Suburban Girl Goes Rural: A Comedy of Errors

“I give up.”

It was the only thing left to say. Defeated, I looked toward my friends; they stared back at me – eyes wide, jaws dropped.

This was supposed to be a tranquil day in the country. A day so quintessentially American that Norman Rockwell, himself, could have been there to capture us enjoying our sandwiches and fresh lemonade amidst the rolling rural landscape.

This portrait of a perfect Saturday afternoon lasted about 30 minutes. Then my mazel kicked in.

The story begins the same way it ends: with an amorous llama named Chewie.

Newly Shorn Chewie

Chewie, I was forewarned, greets most visitors with a kiss on the cheek.  I am not most people. Chewie walked over to greet me, but there was no kiss. At least, no kiss on the cheek.

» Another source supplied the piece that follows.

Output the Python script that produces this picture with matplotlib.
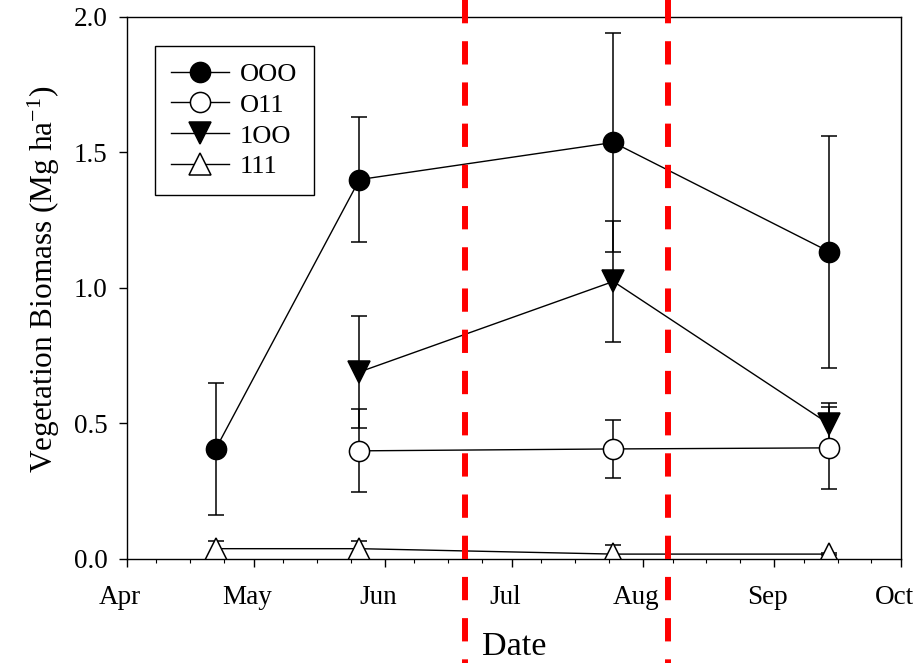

“Did a llama just motorboat me…?” I asked my friends in disbelief.

Their mouths were agape in a nonverbal yes. I took that as my cue to exit the enclosure.

It was a beautiful day, so I grabbed a seat and bathed in the sunlight, attempting to burn away the memories of a llama nuzzling my chest. I simply succeeded in searing the tops of my shoulders.

As I sat there debating how to break the news to my parents that my only potential suitor is a llama named Chewie, someone suggested we take the horses out for a ride.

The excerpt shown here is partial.